>>>>

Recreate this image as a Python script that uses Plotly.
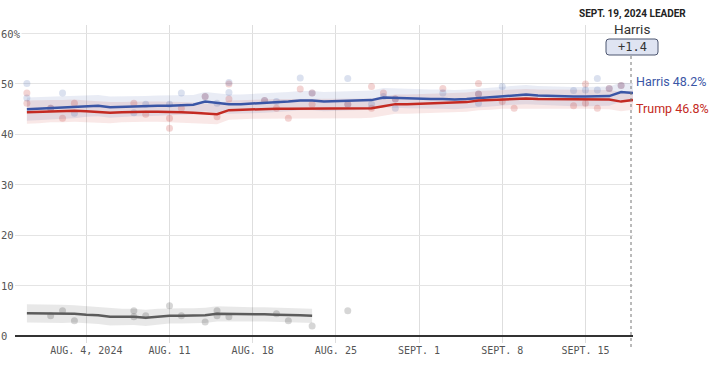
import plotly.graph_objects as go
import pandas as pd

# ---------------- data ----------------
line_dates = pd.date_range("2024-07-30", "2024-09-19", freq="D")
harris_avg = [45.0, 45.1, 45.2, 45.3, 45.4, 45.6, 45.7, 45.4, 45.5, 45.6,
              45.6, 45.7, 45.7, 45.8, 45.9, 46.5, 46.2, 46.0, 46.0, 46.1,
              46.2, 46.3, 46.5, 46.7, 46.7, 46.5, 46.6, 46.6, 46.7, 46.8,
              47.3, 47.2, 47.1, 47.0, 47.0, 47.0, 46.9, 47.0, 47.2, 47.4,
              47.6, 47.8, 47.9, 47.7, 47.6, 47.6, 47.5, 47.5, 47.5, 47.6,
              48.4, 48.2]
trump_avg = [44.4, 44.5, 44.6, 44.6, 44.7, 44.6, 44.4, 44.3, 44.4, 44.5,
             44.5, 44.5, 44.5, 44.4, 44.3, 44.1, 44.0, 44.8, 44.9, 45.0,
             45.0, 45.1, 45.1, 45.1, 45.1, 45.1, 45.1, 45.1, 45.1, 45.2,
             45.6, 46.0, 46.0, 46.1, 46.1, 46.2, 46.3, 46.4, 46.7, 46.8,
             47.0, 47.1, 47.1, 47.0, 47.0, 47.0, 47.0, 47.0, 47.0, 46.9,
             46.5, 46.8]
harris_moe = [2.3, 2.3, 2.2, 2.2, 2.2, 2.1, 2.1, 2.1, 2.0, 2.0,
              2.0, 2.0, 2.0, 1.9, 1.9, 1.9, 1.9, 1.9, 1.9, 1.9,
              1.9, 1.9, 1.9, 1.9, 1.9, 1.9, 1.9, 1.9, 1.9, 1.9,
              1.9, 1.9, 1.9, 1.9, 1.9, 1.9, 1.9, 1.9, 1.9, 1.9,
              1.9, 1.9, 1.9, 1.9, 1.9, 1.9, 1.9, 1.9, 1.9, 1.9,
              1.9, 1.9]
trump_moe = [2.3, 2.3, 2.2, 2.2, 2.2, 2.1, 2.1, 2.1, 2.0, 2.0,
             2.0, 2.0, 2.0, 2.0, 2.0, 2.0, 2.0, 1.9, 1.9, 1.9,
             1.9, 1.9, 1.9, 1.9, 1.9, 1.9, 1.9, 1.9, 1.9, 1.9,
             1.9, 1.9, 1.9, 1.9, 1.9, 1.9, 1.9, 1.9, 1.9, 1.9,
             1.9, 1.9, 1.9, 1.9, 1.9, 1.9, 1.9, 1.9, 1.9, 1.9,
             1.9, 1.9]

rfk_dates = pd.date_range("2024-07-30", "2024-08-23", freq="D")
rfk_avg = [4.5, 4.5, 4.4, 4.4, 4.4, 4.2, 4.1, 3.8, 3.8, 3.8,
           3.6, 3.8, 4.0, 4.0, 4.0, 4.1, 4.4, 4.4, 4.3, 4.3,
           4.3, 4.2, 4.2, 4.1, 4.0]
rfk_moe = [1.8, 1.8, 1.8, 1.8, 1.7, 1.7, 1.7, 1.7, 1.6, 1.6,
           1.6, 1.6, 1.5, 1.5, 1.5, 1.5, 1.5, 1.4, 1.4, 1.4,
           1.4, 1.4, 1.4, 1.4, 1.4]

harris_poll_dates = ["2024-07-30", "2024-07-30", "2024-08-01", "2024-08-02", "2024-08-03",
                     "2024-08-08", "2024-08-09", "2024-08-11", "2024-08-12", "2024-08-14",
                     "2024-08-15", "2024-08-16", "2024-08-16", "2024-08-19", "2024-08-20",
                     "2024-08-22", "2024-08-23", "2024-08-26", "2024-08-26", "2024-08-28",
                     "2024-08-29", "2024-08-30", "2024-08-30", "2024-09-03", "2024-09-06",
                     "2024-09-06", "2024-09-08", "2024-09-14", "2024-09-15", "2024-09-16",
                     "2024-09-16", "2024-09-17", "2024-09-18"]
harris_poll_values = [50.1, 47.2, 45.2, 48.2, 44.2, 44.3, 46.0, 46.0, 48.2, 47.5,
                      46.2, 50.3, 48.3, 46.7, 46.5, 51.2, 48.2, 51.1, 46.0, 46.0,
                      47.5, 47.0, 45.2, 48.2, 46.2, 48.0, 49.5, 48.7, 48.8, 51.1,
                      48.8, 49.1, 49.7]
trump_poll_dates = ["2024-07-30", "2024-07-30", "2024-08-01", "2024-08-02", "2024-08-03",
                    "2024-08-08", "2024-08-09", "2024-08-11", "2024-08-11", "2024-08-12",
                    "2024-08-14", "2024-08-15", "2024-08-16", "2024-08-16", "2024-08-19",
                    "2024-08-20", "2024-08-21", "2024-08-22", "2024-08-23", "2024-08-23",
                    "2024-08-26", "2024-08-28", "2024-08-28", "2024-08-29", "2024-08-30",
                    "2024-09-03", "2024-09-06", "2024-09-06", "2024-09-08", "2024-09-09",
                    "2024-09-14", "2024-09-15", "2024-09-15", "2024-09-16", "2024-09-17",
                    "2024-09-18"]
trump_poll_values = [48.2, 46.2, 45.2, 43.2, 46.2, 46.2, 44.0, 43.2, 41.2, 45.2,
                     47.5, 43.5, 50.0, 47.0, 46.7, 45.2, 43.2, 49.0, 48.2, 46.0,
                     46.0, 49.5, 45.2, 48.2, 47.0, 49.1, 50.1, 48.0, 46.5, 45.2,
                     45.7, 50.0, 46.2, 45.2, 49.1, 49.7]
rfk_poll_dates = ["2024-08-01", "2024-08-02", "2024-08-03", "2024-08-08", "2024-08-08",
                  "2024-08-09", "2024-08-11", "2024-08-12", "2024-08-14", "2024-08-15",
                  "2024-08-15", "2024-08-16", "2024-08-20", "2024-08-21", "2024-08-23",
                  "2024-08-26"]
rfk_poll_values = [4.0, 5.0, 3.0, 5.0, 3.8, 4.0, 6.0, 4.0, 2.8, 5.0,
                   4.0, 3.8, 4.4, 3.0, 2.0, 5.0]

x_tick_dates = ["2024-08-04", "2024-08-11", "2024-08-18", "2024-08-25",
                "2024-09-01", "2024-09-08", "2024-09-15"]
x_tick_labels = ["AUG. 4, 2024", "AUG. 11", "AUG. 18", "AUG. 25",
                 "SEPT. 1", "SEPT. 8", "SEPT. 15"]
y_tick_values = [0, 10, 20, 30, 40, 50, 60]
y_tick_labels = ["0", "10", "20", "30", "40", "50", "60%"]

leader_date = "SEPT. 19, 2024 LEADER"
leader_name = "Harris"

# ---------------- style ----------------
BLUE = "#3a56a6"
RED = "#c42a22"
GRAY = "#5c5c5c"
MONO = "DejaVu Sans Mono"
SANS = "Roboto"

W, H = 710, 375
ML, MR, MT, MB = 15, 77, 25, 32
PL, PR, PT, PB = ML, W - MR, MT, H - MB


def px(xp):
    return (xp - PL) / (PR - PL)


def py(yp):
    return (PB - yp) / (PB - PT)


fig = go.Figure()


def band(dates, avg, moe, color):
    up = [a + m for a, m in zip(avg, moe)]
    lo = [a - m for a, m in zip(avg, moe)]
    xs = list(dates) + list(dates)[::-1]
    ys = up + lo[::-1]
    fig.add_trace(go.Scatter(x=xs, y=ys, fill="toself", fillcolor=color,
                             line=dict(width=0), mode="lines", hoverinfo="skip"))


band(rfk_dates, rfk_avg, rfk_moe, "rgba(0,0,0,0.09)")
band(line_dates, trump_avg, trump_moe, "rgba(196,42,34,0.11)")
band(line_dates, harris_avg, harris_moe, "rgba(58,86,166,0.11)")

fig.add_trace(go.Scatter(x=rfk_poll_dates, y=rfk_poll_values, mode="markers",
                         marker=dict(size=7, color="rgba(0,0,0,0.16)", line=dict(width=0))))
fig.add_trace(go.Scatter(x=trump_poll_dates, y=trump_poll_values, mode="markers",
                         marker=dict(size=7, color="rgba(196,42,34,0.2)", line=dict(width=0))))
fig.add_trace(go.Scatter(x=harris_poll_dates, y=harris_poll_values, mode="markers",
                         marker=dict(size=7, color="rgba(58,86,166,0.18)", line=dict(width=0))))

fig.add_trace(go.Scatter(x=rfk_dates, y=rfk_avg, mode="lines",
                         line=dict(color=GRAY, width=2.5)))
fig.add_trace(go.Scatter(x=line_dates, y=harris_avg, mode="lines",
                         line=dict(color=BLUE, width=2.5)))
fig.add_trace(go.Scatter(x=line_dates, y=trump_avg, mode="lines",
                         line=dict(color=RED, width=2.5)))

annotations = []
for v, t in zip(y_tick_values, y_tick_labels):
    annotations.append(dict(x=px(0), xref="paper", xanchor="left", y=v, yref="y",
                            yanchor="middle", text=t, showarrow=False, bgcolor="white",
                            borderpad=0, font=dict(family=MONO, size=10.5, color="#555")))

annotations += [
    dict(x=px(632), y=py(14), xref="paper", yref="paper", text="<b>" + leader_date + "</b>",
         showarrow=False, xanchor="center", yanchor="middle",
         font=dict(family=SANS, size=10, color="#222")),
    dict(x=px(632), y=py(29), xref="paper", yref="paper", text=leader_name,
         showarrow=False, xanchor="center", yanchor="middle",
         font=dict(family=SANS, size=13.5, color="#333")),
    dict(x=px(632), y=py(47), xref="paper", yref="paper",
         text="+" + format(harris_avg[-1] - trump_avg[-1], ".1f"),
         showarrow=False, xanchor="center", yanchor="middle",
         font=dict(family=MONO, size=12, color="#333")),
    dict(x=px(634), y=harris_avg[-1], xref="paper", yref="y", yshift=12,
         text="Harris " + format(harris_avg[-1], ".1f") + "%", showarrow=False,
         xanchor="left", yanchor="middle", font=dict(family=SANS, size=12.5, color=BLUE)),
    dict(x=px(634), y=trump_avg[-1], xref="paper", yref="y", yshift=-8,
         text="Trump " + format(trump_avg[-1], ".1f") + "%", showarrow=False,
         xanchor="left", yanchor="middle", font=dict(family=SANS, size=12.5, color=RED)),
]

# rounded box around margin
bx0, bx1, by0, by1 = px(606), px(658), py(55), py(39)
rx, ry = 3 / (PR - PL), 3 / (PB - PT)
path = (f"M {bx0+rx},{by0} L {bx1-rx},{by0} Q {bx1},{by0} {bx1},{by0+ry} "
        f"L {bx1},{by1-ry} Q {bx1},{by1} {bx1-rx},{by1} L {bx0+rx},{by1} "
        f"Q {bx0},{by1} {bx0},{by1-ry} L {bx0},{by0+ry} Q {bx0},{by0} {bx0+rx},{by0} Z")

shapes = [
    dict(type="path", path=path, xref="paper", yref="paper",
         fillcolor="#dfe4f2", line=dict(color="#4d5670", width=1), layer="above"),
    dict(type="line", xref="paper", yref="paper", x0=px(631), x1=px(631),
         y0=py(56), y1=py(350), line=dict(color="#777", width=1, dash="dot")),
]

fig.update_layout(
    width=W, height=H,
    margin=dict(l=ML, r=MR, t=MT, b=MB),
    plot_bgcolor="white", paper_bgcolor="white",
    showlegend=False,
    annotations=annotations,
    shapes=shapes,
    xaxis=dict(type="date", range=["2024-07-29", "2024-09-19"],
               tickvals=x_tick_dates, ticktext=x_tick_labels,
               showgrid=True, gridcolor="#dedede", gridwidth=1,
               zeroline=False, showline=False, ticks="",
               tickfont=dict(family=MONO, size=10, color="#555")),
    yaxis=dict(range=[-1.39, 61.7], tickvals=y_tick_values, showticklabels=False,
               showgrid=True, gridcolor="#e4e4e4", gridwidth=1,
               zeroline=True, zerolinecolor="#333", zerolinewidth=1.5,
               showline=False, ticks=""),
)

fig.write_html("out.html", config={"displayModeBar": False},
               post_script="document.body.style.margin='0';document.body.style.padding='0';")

<<<<

Omitting all pictures, restate exactly the lines of the material from its start through the line that contains "import pandas as pd".

Recreate this image as a Python script that uses Plotly.
import plotly.graph_objects as go
import pandas as pd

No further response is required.